Not Everyone Belongs In Management


For years, most companies followed a common practice when developing their employees’ career paths: Start them out, help them advance their skills, promote them, and—if they proved talented enough—move them up into management.

Now that’s changing, especially among tech organizations. Taking their cue from leaders like Microsoft, Google and IBM, more CIOs and CTOs are working with HR to define long-term paths for employees who want to focus their careers on technology, not management.

The impetus behind this is a simple realization: Not everyone’s cut out to be a manager, and promoting some people into supervisory positions can end up being counterproductive.

“I learned early on that some of the best tech people are the worst managers,” said Dan Olley, chief technology officer at information services company Elsevier in New York. “People come in as developers and get promoted for technical strengths, and are thrown into management roles. They try to manage, but still have one hand in the code. They don’t realize that their job isn’t to code anymore.”

Such professionals, Olley added, “have to have a path of their own or they’re going to be forced into management.”

Aiden Colie, senior vice president of technical services at New York-based Experian Marketing Services, agreed with that assessment, having seen “some people in management roles who weren’t great managers but were excellent technologists.”

Camille Fournier, formerly the CTO of New York startup Rent The Runway and now a PMC member of the Apache Software Foundation’s ZooKeeper project, observed that “you have a limited number of managers, but you don’t want to cut off at the knees people who are good, but don’t want to manage.”

Advancing Technical Skill

So how do these tech-focused career paths work?

At Experian, the program is called CAPE, for “Career Advancement Program for Excellence.” The company’s HR department had already developed its framework before Colie arrived.

“We found we had a lot of great tech people. We wanted to incent them to learn more and continue developing their skills, but had to ask how we could do that without promoting them,” said Caliopie Walsh, Experian’s vice president of Human Resources.

CAPE created two career tracks, one for managers and one for individual contributors, with each offering clear descriptions of roles, responsibilities and expectations.

At Elsevier, Olley refers to his approach as “a tree with three branches”: one for managers, another for technology contributors, and a third for project managers.
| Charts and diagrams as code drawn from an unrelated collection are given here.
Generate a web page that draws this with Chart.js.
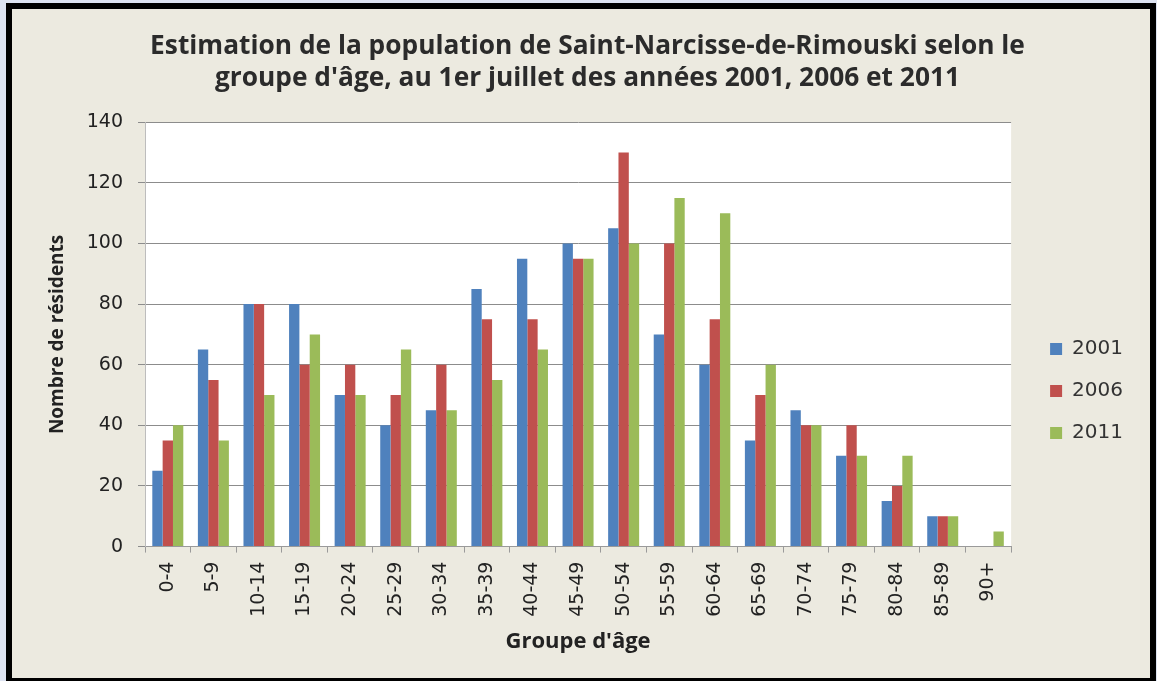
<!DOCTYPE html>
<html>
<head>
<meta charset="utf-8">
<script src="https://cdn.jsdelivr.net/npm/chart.js@4.4.1/dist/chart.umd.min.js"></script>
<style>
  html, body { margin: 0; padding: 0; background: #dde3f1; width: 1157px; height: 681px; overflow: hidden; }
  #frame { position: absolute; left: 6px; top: 3px; width: 1138px; height: 669px; border: 6px solid #000; background: #ecEAe0; }
  canvas { display: block; }
</style>
</head>
<body>
<div id="frame"><canvas id="c" width="1138" height="669"></canvas></div>
<script>
const titleLines = ["Estimation de la population de Saint-Narcisse-de-Rimouski selon le", "groupe d'âge, au 1er juillet des années 2001, 2006 et 2011"];
const ageGroups = ["0-4","5-9","10-14","15-19","20-24","25-29","30-34","35-39","40-44","45-49","50-54","55-59","60-64","65-69","70-74","75-79","80-84","85-89","90+"];
const seriesNames = ["2001", "2006", "2011"];
const values2001 = [25, 65, 80, 80, 50, 40, 45, 85, 95, 100, 105, 70, 60, 35, 45, 30, 15, 10, 0];
const values2006 = [35, 55, 80, 60, 60, 50, 60, 75, 75, 95, 130, 100, 75, 50, 40, 40, 20, 10, 0];
const values2011 = [40, 35, 50, 70, 50, 65, 45, 55, 65, 95, 100, 115, 110, 60, 40, 30, 30, 10, 5];
const yTicks = [0, 20, 40, 60, 80, 100, 120, 140];
const xTitle = "Groupe d'âge";
const yTitle = "Nombre de résidents";
const colors = ["#4f81bd", "#c0504d", "#9bbb59"];

const plotBg = {
  id: 'plotBg',
  beforeDraw(chart) {
    const {ctx, chartArea: a} = chart;
    ctx.save();
    ctx.fillStyle = '#ffffff';
    ctx.fillRect(a.left, a.top, a.right - a.left, a.bottom - a.top);
    ctx.restore();
  }
};

const tickFont = {family: "'DejaVu Sans'", size: 19};
const boldFont = "'Open Sans'";

new Chart(document.getElementById('c'), {
  type: 'bar',
  data: {
    labels: ageGroups,
    datasets: [values2001, values2006, values2011].map((v, i) => ({
      label: seriesNames[i],
      data: v,
      backgroundColor: colors[i],
      borderWidth: 0,
      categoryPercentage: 0.68,
      barPercentage: 1.0
    }))
  },
  options: {
    responsive: false,
    animation: false,
    layout: { padding: { left: 30, right: 17, top: 0, bottom: 20 } },
    plugins: {
      tooltip: { enabled: false },
      title: {
        display: true,
        text: titleLines,
        color: '#2b2b2b',
        font: { family: boldFont, size: 26.3, weight: 'bold', lineHeight: 1.24 },
        padding: { top: 21, bottom: 27 }
      },
      legend: {
        position: 'right',
        align: 'center',
        title: { display: true, text: ' ', font: { size: 10, lineHeight: 1 }, padding: { top: 105, bottom: 0 } },
        labels: {
          boxWidth: 12, boxHeight: 12, padding: 22,
          color: '#333333',
          font: { family: "'DejaVu Sans'", size: 20 }
        }
      }
    },
    scales: {
      x: {
        grid: { display: true, drawOnChartArea: false, drawTicks: true, tickLength: 6, color: '#9a9a9a', offset: true },
        border: { display: true, color: '#9a9a9a' },
        ticks: { color: '#222', font: tickFont, minRotation: 90, maxRotation: 90, padding: 9, autoSkip: false },
        title: { display: true, text: xTitle, color: '#222', font: { family: boldFont, size: 22, weight: 'bold', lineHeight: 1.1 }, padding: { top: 4, bottom: 4 } }
      },
      y: {
        min: 0, max: 140,
        afterBuildTicks(scale) { scale.ticks = yTicks.map(v => ({ value: v })); },
        grid: { color: '#8c8c8c', tickLength: 7, drawTicks: true },
        border: { display: true, color: '#bdbdbd' },
        ticks: { color: '#222', font: tickFont, padding: 15 },
        title: { display: true, text: yTitle, color: '#222', font: { family: boldFont, size: 19, weight: 'bold', lineHeight: 1.25 }, padding: { top: 4, bottom: 2 } }
      },
      y2: {
        position: 'right',
        display: true,
        grid: { display: false },
        border: { display: false },
        ticks: { display: false },
        afterFit(scale) { scale.width = 17; }
      }
    }
  },
  plugins: [plotBg]
});
</script>
</body>
</html>
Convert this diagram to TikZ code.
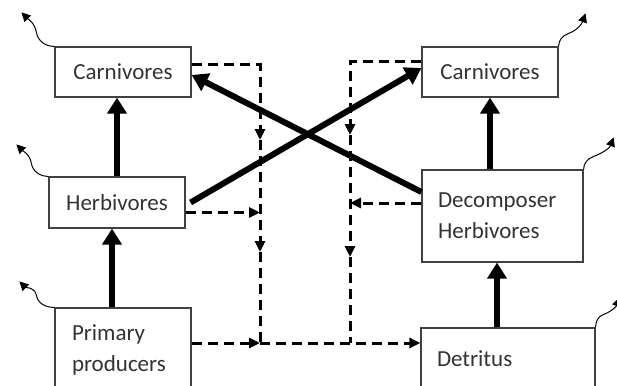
\documentclass[tikz,border=0pt]{standalone}
\usepackage{fontspec}
\setmainfont{Carlito}
\usetikzlibrary{arrows.meta}

\begin{document}
\begin{tikzpicture}[x=1pt, y=-1pt,
  box/.style={draw=black!75, line width=1.2pt, minimum height=50pt,
    inner sep=0pt, text=black!80, font=\fontsize{23}{31}\selectfont},
  flow/.style={line width=6pt, -{Triangle[length=16pt,width=19pt]}},
  dashline/.style={line width=3pt, dash pattern=on 10pt off 6pt},
  dasharr/.style={dashline, -{Triangle[length=11pt,width=10pt]}},
  loss/.style={line width=1pt, -{Triangle[length=9pt,width=9pt]}}]

  % page frame
  \useasboundingbox (0,0) rectangle (617,385);
  \clip (0,0) rectangle (617,385);

  % left food chain
  \node[box, minimum width=136pt] (carnL) at (123,72) {Carnivores};
  \node[box, minimum width=136pt, minimum height=51pt] (herbL) at (117,202.5) {Herbivores};
  \node[box, minimum width=136pt, minimum height=84pt, text width=102pt,
    inner xsep=17pt, align=left] (prim) at (123,350) {Primary\\producers};

  % right food chain
  \node[box, minimum width=136pt] (carnR) at (490,72) {Carnivores};
  \node[box, minimum width=161pt, minimum height=92pt, text width=129pt,
    inner xsep=16pt, align=left] (decomp) at (502.5,216) {Decomposer\\Herbivores};
  \node[box, minimum width=174pt, minimum height=62pt, text width=142pt,
    inner xsep=16pt, align=left] (detr) at (508,359) {Detritus};

  % energy transfer
  \draw[flow] (herbL.north) -- (herbL.north |- carnL.south);
  \draw[flow] ([xshift=-11pt]prim.north) -- ([xshift=-11pt]prim.north |- herbL.south);
  \draw[flow] (carnR.south |- decomp.north) -- (carnR.south);
  \draw[flow] ([xshift=-11pt]detr.north) -- ([xshift=-11pt]detr.north |- decomp.south);
  \draw[flow] ([xshift=5pt]herbL.east) -- ([yshift=4pt]carnR.west);
  \draw[flow] ([yshift=24pt]decomp.west) -- ([yshift=-3pt]carnL.east);

  % dead matter to detritus
  \coordinate (dl1) at (260,140);
  \coordinate (dl2) at (260,252);
  \coordinate (bl) at (260,343);
  \coordinate (dr1) at (350,135);
  \coordinate (dr2) at (350,257);
  \coordinate (br) at (350,343);

  \draw[dasharr] ([yshift=7pt]carnL.east) -| (dl1);
  \draw[dasharr] (dl1) -- (dl2);
  \draw[dashline] (dl2) -- (bl);
  \draw[dasharr] ([yshift=-10pt]herbL.east) -- ([yshift=-10pt]herbL.east -| bl);
  \draw[dasharr] ([yshift=7pt]prim.east) -- (bl);
  \draw[dasharr] (bl) -- (detr.west |- bl);

  \draw[dasharr] ([yshift=10pt]carnR.west) -| (dr1);
  \draw[dasharr] (dr1) -- (dr2);
  \draw[dashline] (dr2) -- (br);
  \draw[dasharr] ([yshift=13pt]decomp.west) -- ([yshift=13pt]decomp.west -| br);

  % heat losses
  \draw[loss] (carnL.north west) to[out=180,in=-80] ++(-18,-14) to[out=100,in=-45] ++(-15,-20);
  \draw[loss] (herbL.north west) to[out=180,in=-80] ++(-17,-13) to[out=100,in=-45] ++(-15,-19);
  \draw[loss] (prim.north west) to[out=180,in=-80] ++(-18,-12) to[out=100,in=-45] ++(-17,-14);
  \draw[loss] (carnR.north east) to[out=90,in=200] ++(10,-13) to[out=20,in=-110] ++(17,-20);
  \draw[loss] (decomp.north east) to[out=90,in=200] ++(10,-13) to[out=20,in=-110] ++(20,-19);
  \draw[loss] (detr.north east) to[out=90,in=200] ++(8,-13) to[out=20,in=-110] ++(16,-17);
\end{tikzpicture}
\end{document}
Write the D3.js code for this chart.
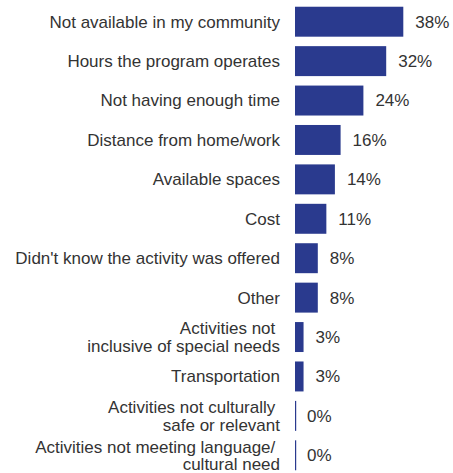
<!DOCTYPE html>
<html><head><meta charset="utf-8">
<script src="https://cdn.jsdelivr.net/npm/d3@7"></script>
<style>body{margin:0;background:#fff}svg{display:block}</style>
</head><body>
<script>
const categories = [
  "Not available in my community",
  "Hours the program operates",
  "Not having enough time",
  "Distance from home/work",
  "Available spaces",
  "Cost",
  "Didn't know the activity was offered",
  "Other",
  "Activities not \ninclusive of special needs",
  "Transportation",
  "Activities not culturally \nsafe or relevant",
  "Activities not meeting language/ \ncultural need"
];
const values = [38, 32, 24, 16, 14, 11, 8, 8, 3, 3, 0, 0];
const valueLabels = ["38%","32%","24%","16%","14%","11%","8%","8%","3%","3%","0%","0%"];

const W = 453, H = 473;
const svg = d3.select("body").append("svg").attr("width", W).attr("height", H);
const x0 = 295;
const x = d3.scaleLinear().domain([0, 38]).range([x0, 403.3]);
const y = d3.scaleBand().domain(categories).range([2, 475]).paddingInner(0.24).paddingOuter(0.12);
const font = "Liberation Sans, Arial, sans-serif";

const g = svg.append("g");
categories.forEach((c, i) => {
  const v = values[i];
  const yc = y(c) + y.bandwidth() / 2;
  const w = x(v) - x0;
  g.append("rect").attr("x", x0).attr("y", y(c)).attr("width", Math.max(w, 1.2))
    .attr("height", y.bandwidth()).attr("fill", "#2a3a8e");
  g.append("text").attr("x", x(v) + 12).attr("y", yc).attr("dy", "0.35em")
    .attr("font-family", font).attr("font-size", 17)
    .attr("fill", "#333").text(valueLabels[i]);
  const lines = c.split("\n");
  const lh = 17.4;
  const t = g.append("text").attr("text-anchor", "end")
    .attr("font-family", font).attr("font-size", 17)
    .attr("fill", "#333").style("white-space", "pre");
  lines.forEach((ln, j) => {
    t.append("tspan").attr("x", 280)
      .attr("y", yc + (j - (lines.length - 1) / 2) * lh).attr("dy", "0.35em").text(ln);
  });
});
</script>
</body></html>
No matter which path they choose, people have the opportunity to grow their skills, responsibilities and compensation. For example, Olley views the company’s chief architect as his peer: “He just picked a technology career path, not a management one.”

Most tech pros seem to appreciate the opportunity to pursue a dedicated career path.
“People were very positive” when she rolled out her program at Rent The Runway, Fournier said. Taking the time to be specific about what was expected from participants at each level helped employees “feel good about it.”

(Fournier publicly detailed her approach, and discovered a number of smaller tech firms were looking for ways to address similar challenges. You can view some of her materials here and here.)

No Short Cuts

But be warned: Separate career tracks don’t mean that advancement is suddenly easy. To rise, “you have to have a certain level of impact,” said Fournier. “People underestimate the time it takes to get there. You don’t have a team behind you—it’s you and your contributions that are being measured.”

And, of course, some people are more ambitious than others. “We look at people’s performance and their potential,” said Olley. While he always wants to identify future leaders, he notes that there are also “good performers with nowhere to go.” By that, he means solid contributors who are valuable to the company but don’t want to advance any further. To keep those people engaged, Olley learns about their motivations and interests and then helps them stretch. “For example, I try to give them new technology every few years. They still want to learn, they just don’t want to move higher.”

Colie said there’s no question CAPE will have a positive impact on recruitment and retention. “People see we’re involved in providing a career path for tech people, we’re not taking them for granted,” he said. “Given the market, it’s important for us to be known as a place that nurtures tech.”

2 Responses to “Not Everyone Belongs In Management”

  1. ConcernedIT

    This article is based on no knowledge of the real world. Plenty of managers out there have no clue how to do their employees or their own job. They get ‘promoted’ based on the traditional fact its not what you know, it’s who you know.

    Let’s get real.

  2. State Street did this about 20 years ago and it was a big reason why they were able to develop some great tech solutions and were so successful. For some reason (money) new management has abandoned the program. Now only managers are recognized as having any value. Everyone else can be outsourced. Too bad. We did some great work back in the day.